_STATED EXERCISE_
Repeat all the records exactly, omitting pictures.

(Lines of data)

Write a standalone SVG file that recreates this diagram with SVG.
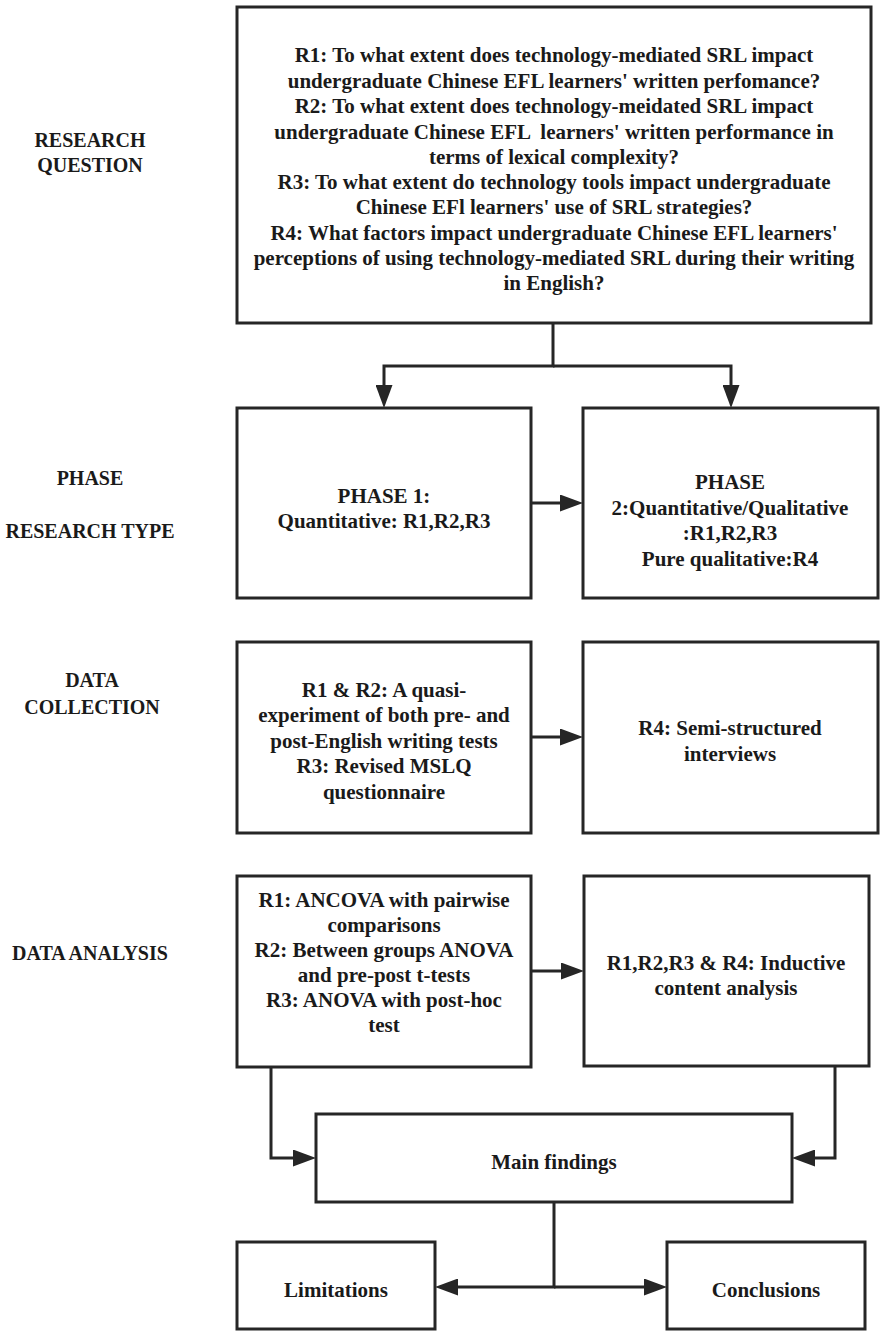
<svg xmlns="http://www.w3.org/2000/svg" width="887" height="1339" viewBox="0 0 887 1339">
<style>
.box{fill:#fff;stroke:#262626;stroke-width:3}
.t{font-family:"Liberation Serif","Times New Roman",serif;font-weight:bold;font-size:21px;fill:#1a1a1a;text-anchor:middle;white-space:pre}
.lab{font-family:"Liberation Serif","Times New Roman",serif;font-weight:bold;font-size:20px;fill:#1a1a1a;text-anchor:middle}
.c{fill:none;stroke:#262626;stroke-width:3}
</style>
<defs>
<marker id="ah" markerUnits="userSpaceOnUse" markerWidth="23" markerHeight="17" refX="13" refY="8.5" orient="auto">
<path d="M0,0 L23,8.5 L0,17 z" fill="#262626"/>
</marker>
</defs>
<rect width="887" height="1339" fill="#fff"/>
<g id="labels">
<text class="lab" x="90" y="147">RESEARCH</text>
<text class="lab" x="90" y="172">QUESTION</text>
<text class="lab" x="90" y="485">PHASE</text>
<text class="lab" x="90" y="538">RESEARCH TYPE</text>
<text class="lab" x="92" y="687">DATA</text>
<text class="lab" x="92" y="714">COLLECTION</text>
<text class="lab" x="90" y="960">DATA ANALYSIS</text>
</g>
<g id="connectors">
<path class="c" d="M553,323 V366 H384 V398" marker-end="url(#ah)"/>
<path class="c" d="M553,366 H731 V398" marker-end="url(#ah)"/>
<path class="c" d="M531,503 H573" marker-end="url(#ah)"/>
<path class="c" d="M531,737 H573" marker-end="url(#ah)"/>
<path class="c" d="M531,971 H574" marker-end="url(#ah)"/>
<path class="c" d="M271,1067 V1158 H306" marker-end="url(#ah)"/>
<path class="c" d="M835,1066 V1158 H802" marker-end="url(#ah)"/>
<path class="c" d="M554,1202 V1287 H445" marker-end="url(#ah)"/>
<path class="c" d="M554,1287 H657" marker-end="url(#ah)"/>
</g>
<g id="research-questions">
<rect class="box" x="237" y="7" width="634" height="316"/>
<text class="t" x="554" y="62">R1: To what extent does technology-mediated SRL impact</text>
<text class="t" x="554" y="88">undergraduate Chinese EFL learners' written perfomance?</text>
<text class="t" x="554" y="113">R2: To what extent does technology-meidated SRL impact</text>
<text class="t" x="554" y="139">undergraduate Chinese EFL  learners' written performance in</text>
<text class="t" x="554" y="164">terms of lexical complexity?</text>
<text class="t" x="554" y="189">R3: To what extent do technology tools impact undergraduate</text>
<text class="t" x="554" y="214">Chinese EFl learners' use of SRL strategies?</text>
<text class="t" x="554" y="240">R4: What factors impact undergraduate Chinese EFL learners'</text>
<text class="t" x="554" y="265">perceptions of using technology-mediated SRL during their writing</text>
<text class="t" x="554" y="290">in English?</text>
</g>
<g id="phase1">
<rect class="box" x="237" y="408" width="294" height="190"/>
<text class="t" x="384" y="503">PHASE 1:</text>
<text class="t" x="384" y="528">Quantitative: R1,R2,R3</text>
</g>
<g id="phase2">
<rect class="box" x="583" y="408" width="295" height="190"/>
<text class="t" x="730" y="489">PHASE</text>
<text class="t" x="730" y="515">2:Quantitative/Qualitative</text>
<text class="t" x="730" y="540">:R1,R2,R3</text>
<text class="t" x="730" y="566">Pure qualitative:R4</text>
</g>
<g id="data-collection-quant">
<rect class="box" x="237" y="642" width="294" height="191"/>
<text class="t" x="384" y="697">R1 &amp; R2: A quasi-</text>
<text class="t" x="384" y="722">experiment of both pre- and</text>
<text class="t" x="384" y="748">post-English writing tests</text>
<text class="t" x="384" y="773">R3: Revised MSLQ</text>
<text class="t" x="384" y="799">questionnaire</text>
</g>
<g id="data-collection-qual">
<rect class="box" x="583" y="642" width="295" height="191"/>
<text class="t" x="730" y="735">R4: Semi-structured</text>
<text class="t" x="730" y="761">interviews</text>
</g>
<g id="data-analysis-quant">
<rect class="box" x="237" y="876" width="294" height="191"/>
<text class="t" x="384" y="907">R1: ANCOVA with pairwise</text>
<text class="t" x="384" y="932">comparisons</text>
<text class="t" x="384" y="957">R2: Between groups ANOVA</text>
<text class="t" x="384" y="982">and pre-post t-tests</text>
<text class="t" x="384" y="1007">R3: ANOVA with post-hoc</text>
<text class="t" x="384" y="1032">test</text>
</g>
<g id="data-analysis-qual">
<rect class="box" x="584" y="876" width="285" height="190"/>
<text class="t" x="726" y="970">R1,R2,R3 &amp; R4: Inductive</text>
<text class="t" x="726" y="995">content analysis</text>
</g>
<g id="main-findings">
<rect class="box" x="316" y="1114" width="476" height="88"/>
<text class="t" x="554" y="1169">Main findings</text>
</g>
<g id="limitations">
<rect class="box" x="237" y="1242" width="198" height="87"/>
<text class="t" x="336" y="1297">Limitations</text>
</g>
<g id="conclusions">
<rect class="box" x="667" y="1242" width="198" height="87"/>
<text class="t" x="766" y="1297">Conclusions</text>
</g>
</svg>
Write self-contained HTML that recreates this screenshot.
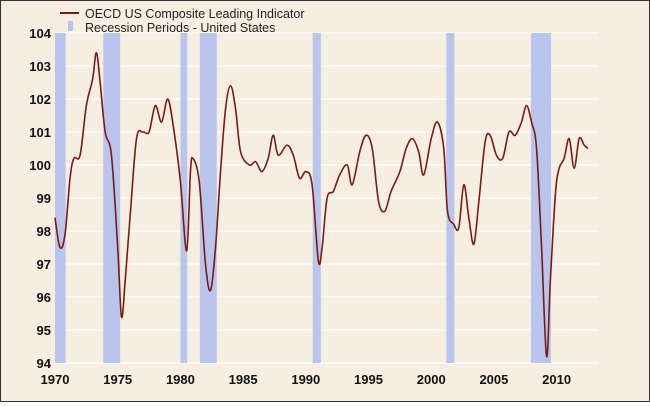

_REPLY TO THE EXERCISE_
Write a standalone SVG file that recreates this diagram with SVG.
<svg xmlns="http://www.w3.org/2000/svg" width="887" height="1339" viewBox="0 0 887 1339">
<style>
.box{fill:#fff;stroke:#262626;stroke-width:3}
.t{font-family:"Liberation Serif","Times New Roman",serif;font-weight:bold;font-size:21px;fill:#1a1a1a;text-anchor:middle;white-space:pre}
.lab{font-family:"Liberation Serif","Times New Roman",serif;font-weight:bold;font-size:20px;fill:#1a1a1a;text-anchor:middle}
.c{fill:none;stroke:#262626;stroke-width:3}
</style>
<defs>
<marker id="ah" markerUnits="userSpaceOnUse" markerWidth="23" markerHeight="17" refX="13" refY="8.5" orient="auto">
<path d="M0,0 L23,8.5 L0,17 z" fill="#262626"/>
</marker>
</defs>
<rect width="887" height="1339" fill="#fff"/>
<g id="labels">
<text class="lab" x="90" y="147">RESEARCH</text>
<text class="lab" x="90" y="172">QUESTION</text>
<text class="lab" x="90" y="485">PHASE</text>
<text class="lab" x="90" y="538">RESEARCH TYPE</text>
<text class="lab" x="92" y="687">DATA</text>
<text class="lab" x="92" y="714">COLLECTION</text>
<text class="lab" x="90" y="960">DATA ANALYSIS</text>
</g>
<g id="connectors">
<path class="c" d="M553,323 V366 H384 V398" marker-end="url(#ah)"/>
<path class="c" d="M553,366 H731 V398" marker-end="url(#ah)"/>
<path class="c" d="M531,503 H573" marker-end="url(#ah)"/>
<path class="c" d="M531,737 H573" marker-end="url(#ah)"/>
<path class="c" d="M531,971 H574" marker-end="url(#ah)"/>
<path class="c" d="M271,1067 V1158 H306" marker-end="url(#ah)"/>
<path class="c" d="M835,1066 V1158 H802" marker-end="url(#ah)"/>
<path class="c" d="M554,1202 V1287 H445" marker-end="url(#ah)"/>
<path class="c" d="M554,1287 H657" marker-end="url(#ah)"/>
</g>
<g id="research-questions">
<rect class="box" x="237" y="7" width="634" height="316"/>
<text class="t" x="554" y="62">R1: To what extent does technology-mediated SRL impact</text>
<text class="t" x="554" y="88">undergraduate Chinese EFL learners' written perfomance?</text>
<text class="t" x="554" y="113">R2: To what extent does technology-meidated SRL impact</text>
<text class="t" x="554" y="139">undergraduate Chinese EFL  learners' written performance in</text>
<text class="t" x="554" y="164">terms of lexical complexity?</text>
<text class="t" x="554" y="189">R3: To what extent do technology tools impact undergraduate</text>
<text class="t" x="554" y="214">Chinese EFl learners' use of SRL strategies?</text>
<text class="t" x="554" y="240">R4: What factors impact undergraduate Chinese EFL learners'</text>
<text class="t" x="554" y="265">perceptions of using technology-mediated SRL during their writing</text>
<text class="t" x="554" y="290">in English?</text>
</g>
<g id="phase1">
<rect class="box" x="237" y="408" width="294" height="190"/>
<text class="t" x="384" y="503">PHASE 1:</text>
<text class="t" x="384" y="528">Quantitative: R1,R2,R3</text>
</g>
<g id="phase2">
<rect class="box" x="583" y="408" width="295" height="190"/>
<text class="t" x="730" y="489">PHASE</text>
<text class="t" x="730" y="515">2:Quantitative/Qualitative</text>
<text class="t" x="730" y="540">:R1,R2,R3</text>
<text class="t" x="730" y="566">Pure qualitative:R4</text>
</g>
<g id="data-collection-quant">
<rect class="box" x="237" y="642" width="294" height="191"/>
<text class="t" x="384" y="697">R1 &amp; R2: A quasi-</text>
<text class="t" x="384" y="722">experiment of both pre- and</text>
<text class="t" x="384" y="748">post-English writing tests</text>
<text class="t" x="384" y="773">R3: Revised MSLQ</text>
<text class="t" x="384" y="799">questionnaire</text>
</g>
<g id="data-collection-qual">
<rect class="box" x="583" y="642" width="295" height="191"/>
<text class="t" x="730" y="735">R4: Semi-structured</text>
<text class="t" x="730" y="761">interviews</text>
</g>
<g id="data-analysis-quant">
<rect class="box" x="237" y="876" width="294" height="191"/>
<text class="t" x="384" y="907">R1: ANCOVA with pairwise</text>
<text class="t" x="384" y="932">comparisons</text>
<text class="t" x="384" y="957">R2: Between groups ANOVA</text>
<text class="t" x="384" y="982">and pre-post t-tests</text>
<text class="t" x="384" y="1007">R3: ANOVA with post-hoc</text>
<text class="t" x="384" y="1032">test</text>
</g>
<g id="data-analysis-qual">
<rect class="box" x="584" y="876" width="285" height="190"/>
<text class="t" x="726" y="970">R1,R2,R3 &amp; R4: Inductive</text>
<text class="t" x="726" y="995">content analysis</text>
</g>
<g id="main-findings">
<rect class="box" x="316" y="1114" width="476" height="88"/>
<text class="t" x="554" y="1169">Main findings</text>
</g>
<g id="limitations">
<rect class="box" x="237" y="1242" width="198" height="87"/>
<text class="t" x="336" y="1297">Limitations</text>
</g>
<g id="conclusions">
<rect class="box" x="667" y="1242" width="198" height="87"/>
<text class="t" x="766" y="1297">Conclusions</text>
</g>
</svg>
Write self-contained HTML that recreates this screenshot.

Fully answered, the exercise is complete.